Treaty Guardians

The European Commission is often described as the guardian of the treaties, responsible for ensuring that national laws align with EU legislation. This role involves overseeing a complex legal architecture designed to maintain consistency across Member States, particularly within the internal market.

One of the tools at the Commission’s disposal is the Notification Procedure, which requires national governments to inform Brussels about planned regulations that could affect the free movement of goods or services.

EU Notification

While this process is presented as a technical mechanism to avoid legal fragmentation, in practice it opens the door to corporate lobbying long before a law takes effect. Trade associations, multinational companies, and law firms use the Notification Procedure to delay or dilute national policies—especially in areas like environmental protection, consumer safety, and social standards.

Under the guise of ensuring market compatibility, powerful economic actors gain privileged access to shape domestic legislation across the EU.

The EU Notification Procedure Step by Step

1. Member States Notify the EU Commission (DG Grow) of Draft Legislation

Before passing certain laws, Member States must submit draft proposals to the European Commission’s Directorate-General for Internal Market, Industry, Entrepreneurship, and SMEs (DG GROW). This is mandatory for laws that could affect trade between Member States. The aim is to “ensure compliance” with EU law, but in practice, it often subjects national policymaking to external pressures. Governments must pause their legislative process while the EU evaluates their proposal. This creates an early-stage intervention point where external actors can influence national lawmaking.

2. The EU Commission Publishes the Draft, Reviews It, and Lobbyists Get Involved

Once notified, the draft law is published in an EU database, opening a three-month review period. The Commission examines the proposal, while other Member States and business groups assess its impact. This process allows corporate lobbyists to intervene early, claiming that new regulations could “distort” competition or create trade barriers. Public interest groups have far less influence in this stage compared to well-funded industry actors.
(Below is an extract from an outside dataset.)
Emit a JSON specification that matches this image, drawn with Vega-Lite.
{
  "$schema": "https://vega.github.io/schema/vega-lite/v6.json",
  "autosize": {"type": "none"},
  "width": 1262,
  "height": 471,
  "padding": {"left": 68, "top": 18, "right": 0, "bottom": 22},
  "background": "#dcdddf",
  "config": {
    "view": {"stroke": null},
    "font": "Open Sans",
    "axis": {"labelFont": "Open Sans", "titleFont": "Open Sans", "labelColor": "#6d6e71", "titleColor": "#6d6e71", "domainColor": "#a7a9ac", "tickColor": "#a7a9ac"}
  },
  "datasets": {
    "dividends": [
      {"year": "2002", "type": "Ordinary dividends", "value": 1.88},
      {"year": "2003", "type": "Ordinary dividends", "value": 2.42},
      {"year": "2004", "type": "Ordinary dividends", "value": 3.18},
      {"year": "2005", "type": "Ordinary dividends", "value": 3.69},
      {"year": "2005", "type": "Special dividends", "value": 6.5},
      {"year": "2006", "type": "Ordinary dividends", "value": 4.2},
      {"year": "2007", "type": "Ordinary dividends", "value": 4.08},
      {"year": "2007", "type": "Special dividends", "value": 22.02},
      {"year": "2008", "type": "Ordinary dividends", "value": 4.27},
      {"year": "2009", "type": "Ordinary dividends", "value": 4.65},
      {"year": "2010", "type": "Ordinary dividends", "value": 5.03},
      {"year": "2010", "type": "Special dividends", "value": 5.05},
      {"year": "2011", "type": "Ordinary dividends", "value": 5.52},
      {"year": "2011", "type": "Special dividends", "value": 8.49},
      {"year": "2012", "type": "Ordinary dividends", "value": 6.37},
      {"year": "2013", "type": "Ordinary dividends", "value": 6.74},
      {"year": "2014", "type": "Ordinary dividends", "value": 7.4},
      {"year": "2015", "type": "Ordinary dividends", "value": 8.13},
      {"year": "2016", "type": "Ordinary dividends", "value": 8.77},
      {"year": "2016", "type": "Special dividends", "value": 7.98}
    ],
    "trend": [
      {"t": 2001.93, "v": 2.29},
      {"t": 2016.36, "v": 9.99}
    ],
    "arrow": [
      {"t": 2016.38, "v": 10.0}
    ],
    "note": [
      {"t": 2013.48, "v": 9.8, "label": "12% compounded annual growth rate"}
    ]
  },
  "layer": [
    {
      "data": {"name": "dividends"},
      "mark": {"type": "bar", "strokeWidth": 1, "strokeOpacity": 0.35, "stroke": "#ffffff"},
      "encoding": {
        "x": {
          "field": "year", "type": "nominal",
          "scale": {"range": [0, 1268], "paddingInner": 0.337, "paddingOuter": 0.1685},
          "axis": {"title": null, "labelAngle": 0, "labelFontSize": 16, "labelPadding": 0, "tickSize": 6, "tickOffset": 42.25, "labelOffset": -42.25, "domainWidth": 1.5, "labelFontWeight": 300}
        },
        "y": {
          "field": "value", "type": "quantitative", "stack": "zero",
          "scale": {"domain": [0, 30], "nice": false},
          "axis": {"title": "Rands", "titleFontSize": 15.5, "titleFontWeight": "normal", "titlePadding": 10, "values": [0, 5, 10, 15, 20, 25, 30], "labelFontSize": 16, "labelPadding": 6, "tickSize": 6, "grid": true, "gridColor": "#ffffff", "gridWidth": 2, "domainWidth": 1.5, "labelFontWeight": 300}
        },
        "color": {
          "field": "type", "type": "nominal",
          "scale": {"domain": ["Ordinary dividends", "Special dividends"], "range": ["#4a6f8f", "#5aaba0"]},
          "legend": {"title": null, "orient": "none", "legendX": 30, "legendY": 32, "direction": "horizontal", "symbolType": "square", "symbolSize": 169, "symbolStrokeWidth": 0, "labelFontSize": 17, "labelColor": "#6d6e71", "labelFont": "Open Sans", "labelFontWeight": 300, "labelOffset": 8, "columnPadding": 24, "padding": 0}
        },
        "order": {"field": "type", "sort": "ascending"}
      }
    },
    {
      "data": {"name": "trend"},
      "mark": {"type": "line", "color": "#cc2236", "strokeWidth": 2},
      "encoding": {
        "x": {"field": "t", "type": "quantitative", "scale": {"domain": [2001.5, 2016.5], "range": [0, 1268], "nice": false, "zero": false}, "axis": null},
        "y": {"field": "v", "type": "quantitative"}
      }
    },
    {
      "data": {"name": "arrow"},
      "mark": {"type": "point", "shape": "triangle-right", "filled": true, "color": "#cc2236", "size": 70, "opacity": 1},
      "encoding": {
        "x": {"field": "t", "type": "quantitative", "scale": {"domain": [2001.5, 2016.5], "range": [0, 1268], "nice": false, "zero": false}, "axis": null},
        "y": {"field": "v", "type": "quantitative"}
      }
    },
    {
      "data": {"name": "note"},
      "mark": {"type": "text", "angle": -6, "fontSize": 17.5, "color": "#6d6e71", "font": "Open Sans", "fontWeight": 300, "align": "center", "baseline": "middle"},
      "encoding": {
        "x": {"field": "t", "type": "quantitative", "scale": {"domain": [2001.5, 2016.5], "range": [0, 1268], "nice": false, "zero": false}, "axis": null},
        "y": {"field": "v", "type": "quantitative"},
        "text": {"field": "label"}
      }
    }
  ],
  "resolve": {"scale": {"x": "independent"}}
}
While framed as a legal review, this phase is often an arena for economic lobbying.

3. Contributions: Demanding Changes and Raising ‘Inconsistencies’

During the review period, Member States, the Commission, and stakeholders can submit comments or detailed opinions demanding changes to the draft law. Large corporations and industry groups frequently challenge new regulations, citing threats to the free movement of goods, services, or capital. They argue that social or environmental policies could “fragment the market,” creating pressure to weaken national laws. Governments must respond to these concerns and, in many cases, adjust their proposals to avoid legal challenges. This dynamic often results in national policies being watered down before they even take effect.
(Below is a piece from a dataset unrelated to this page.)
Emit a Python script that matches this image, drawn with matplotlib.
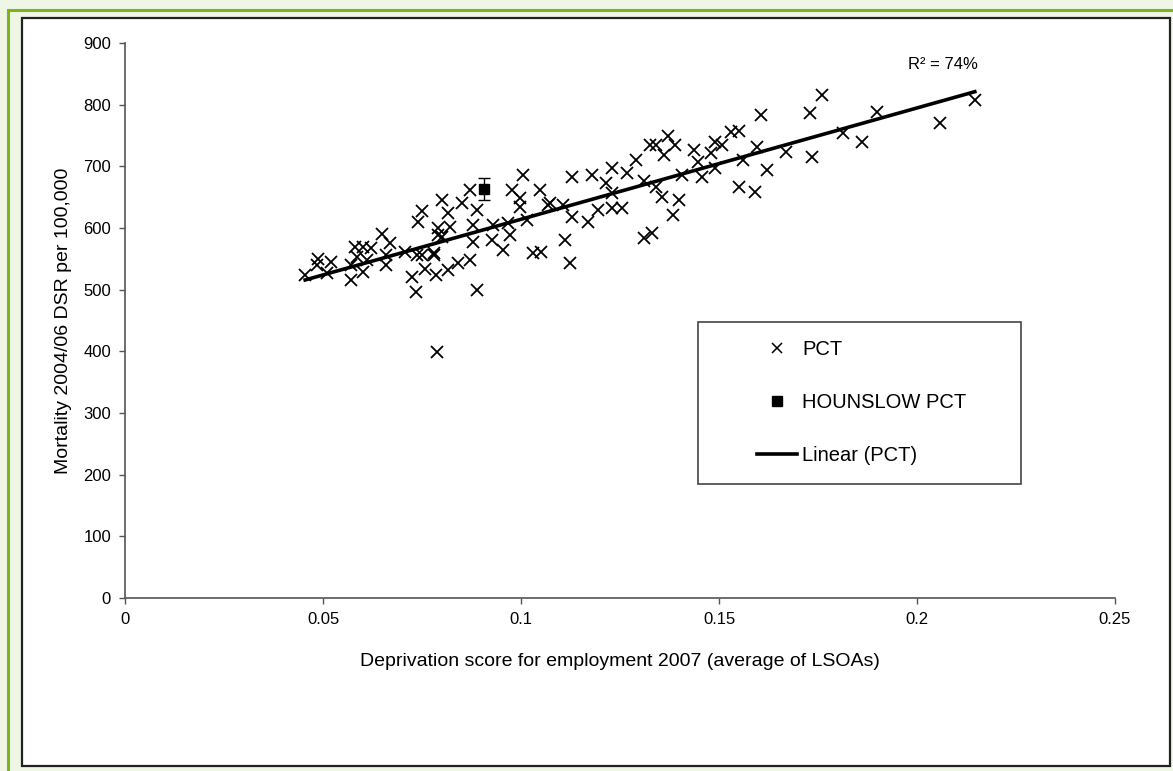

4. Member States Must Respond to Comments and Detailed Opinions

If a Member State receives comments or detailed opinions from the Commission or other governments, it must formally reply. A detailed opinion can extend the review period, delaying the legislative process. In theory, Member States can ignore objections, but in practice, they often modify their proposals to avoid escalation. The Commission has the power to launch infringement proceedings if it believes a law violates EU rules. This final stage reinforces the EU’s market-first approach, prioritizing economic concerns over national social or environmental policies.

Key Facts

Enforcement Illustration

On average, the EU Commission receives 812.8 notifications per week.
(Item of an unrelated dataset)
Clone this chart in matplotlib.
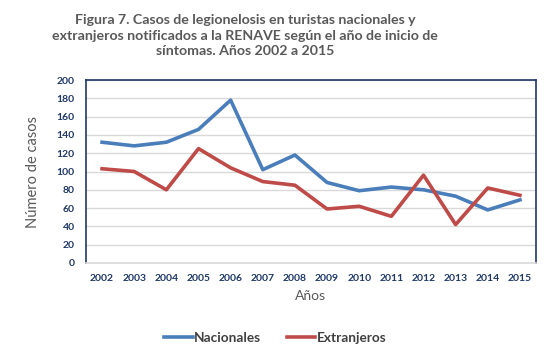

Top 5 Countries with Most Notifications

Top 5 Categories with Most Notifications

5 Key Criticisms of the EU Notification Procedure

While the Notification Procedure helps coordinate national rules within the EU’s single market, it has serious shortcomings. Below are five reasons why it deserves public scrutiny.

1. The Public Is Left in the Dark

Most people have never heard of the Notification Procedure — yet it shapes the laws we live by. From food regulations to digital platforms, hundreds of laws are reviewed under this system every year without public debate or visibility.

While companies receive alerts and track upcoming notifications, civil society and the wider public remain largely excluded.

2. The Commission Speaks to Business

The Commission presents the procedure as a tool for detecting barriers to trade — not for democratic scrutiny.

Its email alert system for tracking new notifications is called the Corporate Notification System
— underscoring who this process is designed to serve.

It prioritizes business concerns over broader societal interests, as the following quote from the website shows:

In your business, success is very important. In order to achieve it, you try to detect obstacles before they have any negative effects.
The same principle applies in the internal market for technical barriers.”

Source: European Commission

3. And Business Speaks Back

The outcome is predictable: feedback comes most often from industry. Companies and trade associations make up the bulk of participants.